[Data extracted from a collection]

================

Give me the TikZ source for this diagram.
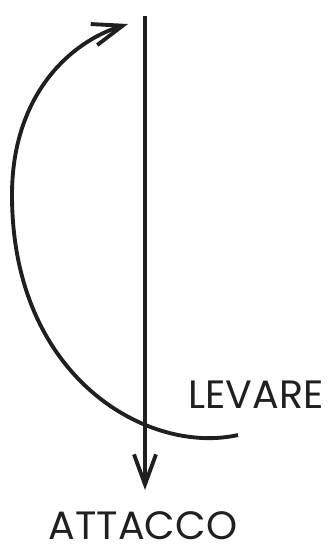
\documentclass[tikz,border=0pt]{standalone}
\usepackage{fontspec}
\newfontfamily\labelfont{Poppins}
\usetikzlibrary{arrows.meta,positioning}

\begin{document}
\begin{tikzpicture}[
  x=0.02cm,y=-0.02cm,
  line width=2.2pt,
  lbl/.style={font=\labelfont\fontsize{22.5}{22.5}\selectfont,inner sep=0pt,
              anchor=base,text=black!88},
  ar/.style={-{Straight Barb[length=6mm,width=4.4mm]},black!88}
]
\useasboundingbox (0,0) rectangle (333,552);
% labels
\node[lbl] (levare) at (256,408) {LEVARE};
\node[lbl] (attacco) at (143,539) {ATTACCO};
% downbeat line
\coordinate (top) at (145,16);
\coordinate (bottom) at (145,490);
\draw[ar] (top) -- (bottom);
% upbeat swing
\coordinate (swing) at (238,435);
\coordinate (left) at (12,195);
\coordinate (peak) at (128,24);
\draw[ar] (swing) .. controls (150,455) and (12,380) .. (left)
  .. controls (12,95) and (70,42) .. (peak);
\end{tikzpicture}
\end{document}
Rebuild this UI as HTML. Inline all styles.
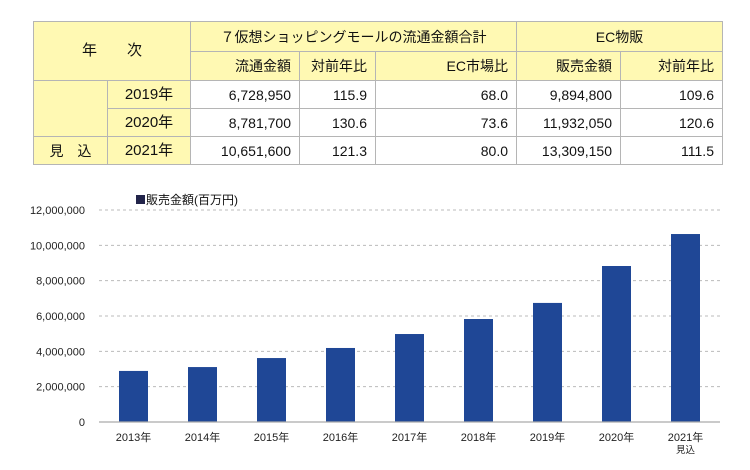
<!DOCTYPE html>
<html><head><meta charset="utf-8"><style>
body{margin:0;width:750px;height:470px;background:#fff;font-family:"Liberation Sans","Noto Sans CJK JP",sans-serif;position:relative;overflow:hidden}
table{position:absolute;left:33px;top:21px;border-collapse:collapse;font-size:14px;color:#111}
td{border:1px solid #b5b5b5;padding:0 8px;height:27px;line-height:16px}
.y{background:#fff9b3}
.r{text-align:right}.c{text-align:center}
</style></head><body>
<table>
<tr><td class="y c" colspan="2" rowspan="2" style="width:140px;font-size:15px">年　　次</td>
<td class="y c" colspan="3" style="height:29px">７仮想ショッピングモールの流通金額合計</td>
<td class="y c" colspan="2">EC物販</td></tr>
<tr><td class="y r" style="width:92px;height:28px">流通金額</td><td class="y r" style="width:59px">対前年比</td><td class="y r" style="width:124px">EC市場比</td><td class="y r" style="width:87px">販売金額</td><td class="y r" style="width:85px">対前年比</td></tr>
<tr><td class="y" rowspan="2" style="width:57px"></td><td class="y c" style="width:66px;font-size:15px">2019年</td><td class="r">6,728,950</td><td class="r">115.9</td><td class="r">68.0</td><td class="r">9,894,800</td><td class="r">109.6</td></tr>
<tr><td class="y c" style="font-size:15px">2020年</td><td class="r">8,781,700</td><td class="r">130.6</td><td class="r">73.6</td><td class="r">11,932,050</td><td class="r">120.6</td></tr>
<tr><td class="y c" style="height:25px">見　込</td><td class="y c" style="font-size:15px">2021年</td><td class="r">10,651,600</td><td class="r">121.3</td><td class="r">80.0</td><td class="r">13,309,150</td><td class="r">111.5</td></tr>
</table>
<svg id="chart" width="750" height="470" style="position:absolute;left:0;top:0"></svg>
<script>
const categories=["2013年","2014年","2015年","2016年","2017年","2018年","2019年","2020年","2021年"];
const salesValues=[2890000,3110000,3620000,4190000,4980000,5830000,6740000,8830000,10640000];
const tickValues=[0,2000000,4000000,6000000,8000000,10000000,12000000];
const NS="http://www.w3.org/2000/svg",svg=document.getElementById("chart");
const L=99,R=720,Y0=422,Y1=210,MAX=12000000;
const y=v=>Y0-(v/MAX)*(Y0-Y1);
const bw=(R-L)/categories.length;
const x=i=>L+bw*(i+0.5);
function mk(t,a,txt){const e=document.createElementNS(NS,t);for(const k in a)e.setAttribute(k,a[k]);if(txt!=null)e.textContent=txt;svg.appendChild(e);return e;}
tickValues.forEach(v=>{
 if(v>0){const g=mk("line",{x1:L,x2:R,y1:y(v),y2:y(v),stroke:"#bbb","stroke-dasharray":"3,3"});
 
 }
 const t=mk("text",{x:85,y:y(v)+4,"text-anchor":"end","font-size":"11",fill:"#222"},v.toLocaleString("en-US"));
 
 
});
salesValues.forEach((v,i)=>{
 const b=mk("rect",{x:x(i)-14.5,y:y(v),width:29,height:Y0-y(v),fill:"#1f4796"});
 
 
 const t=mk("text",{x:x(i),y:441,"text-anchor":"middle","font-size":"11",fill:"#222"},categories[i]);
 
 
});
const s=mk("text",{x:x(8),y:453,"text-anchor":"middle","font-size":"9.5",fill:"#222"},"見込");


const ax=mk("line",{x1:L,x2:R,y1:Y0,y2:Y0,stroke:"#aaa","stroke-width":1.2});


const lg=mk("rect",{x:136,y:195,width:9,height:9,fill:"#22244a"});


const lt=mk("text",{x:146,y:204,"font-size":"12",fill:"#111"},"販売金額(百万円)");


</script>
</body></html>
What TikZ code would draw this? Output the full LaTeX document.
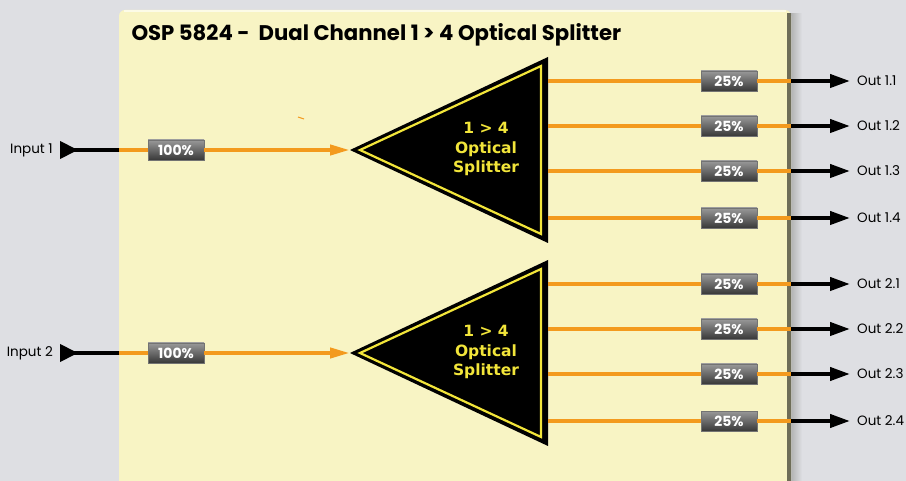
\documentclass[tikz,border=0pt]{standalone}
\usepackage{fontspec}
\setmainfont{Poppins}
\newfontfamily\splitfont{DejaVu Sans}
\usetikzlibrary{arrows.meta}
\definecolor{panel}{HTML}{F8F4C4}
\definecolor{bggray}{HTML}{DEDFE3}
\definecolor{fibre}{HTML}{F39A1E}
\definecolor{splitcol}{HTML}{F2E53A}
\definecolor{edgecol}{HTML}{6E6D57}
\tikzset{
  badge/.style={minimum width=56pt, minimum height=20pt, inner sep=0pt,
    top color=black!40, bottom color=black!78, draw=black!55,
    text=white, font=\bfseries\fontsize{14}{14}\selectfont},
  fibre/.style={draw=fibre, line width=4pt},
  lead/.style={draw=black, line width=4pt},
  portlabel/.style={font=\fontsize{13.5}{13.5}\selectfont, inner sep=0pt},
  splitlabel/.style={font=\splitfont\bfseries\fontsize{15.5}{19.5}\selectfont,
    text=splitcol, align=center},
}
\begin{document}
\begin{tikzpicture}[x=1pt,y=-1pt]
\useasboundingbox[fill=bggray] (0,0) rectangle (906,481);
% panel with its shadow
\shade[left color=black!30, right color=bggray] (791,14) rectangle (802,481);
\fill[panel, rounded corners=6pt] (119,481) -- (119,10) -- (791,10) -- (791,481);
\fill[edgecol] (787,13) rectangle (791,481);
\draw[white!60!panel, line width=1.5pt] (124,11) -- (786,11);
\node[anchor=base west, font=\bfseries\fontsize{21.2}{21.2}\selectfont] (title) at (128,41)
  {OSP 5824 -\ \ Dual Channel 1 > 4 Optical Splitter};
\draw[fibre, line width=1pt] (298,117) -- (304,119);
% two channels
\foreach \ch/\yc in {1/150,2/353}{
  \fill[black] (350,\yc) coordinate (tip\ch) -- (548,\yc-93)
    -- (548,\yc+93) -- cycle;
  \draw[splitcol, line width=2.2pt, line join=miter] (360,\yc) -- (541,\yc-84)
    -- (541,\yc+84) -- cycle;
  \node[splitlabel] (split\ch) at (486,\yc-1) {1 > 4\\Optical\\Splitter};
  \node[portlabel, anchor=east] (inlabel\ch) at (53,\yc) {Input \ch};
  \coordinate (src\ch) at (60,\yc);
  \coordinate (wall\ch) at (119,\yc);
  \node[badge] (full\ch) at (176,\yc) {100\%};
  \draw[lead, {Triangle[reversed,length=18pt,width=17pt]}-] (src\ch) -- (wall\ch);
  \draw[fibre] (wall\ch) -- (full\ch);
  \draw[fibre, -{Triangle[length=20pt,width=10pt]}] (full\ch) -- (tip\ch);
  \foreach \k/\dy in {1/-69,2/-24,3/21,4/68}{
    \coordinate (from\ch\k) at (548,\yc+\dy);
    \coordinate (port\ch\k) at (791,\yc+\dy);
    \node[badge] (part\ch\k) at (729,\yc+\dy) {25\%};
    \node[portlabel, anchor=west] (out\ch\k) at (857,\yc+\dy) {Out \ch.\k};
    \draw[fibre] (from\ch\k) -- (part\ch\k) -- (port\ch\k);
    \draw[lead, -{Triangle[length=20pt,width=13pt]}] (port\ch\k) -- ([xshift=-7pt]out\ch\k.west);
  }
}
\end{tikzpicture}
\end{document}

================

§ **TASK OBJECTIVE**
Which lines of the material contain the string "full"? List each of them.

§ **FINISHED TASK**
What TikZ code would draw this? Output the full LaTeX document.
  \node[badge] (full\ch) at (176,\yc) {100\%};
  \draw[fibre] (wall\ch) -- (full\ch);
  \draw[fibre, -{Triangle[length=20pt,width=10pt]}] (full\ch) -- (tip\ch);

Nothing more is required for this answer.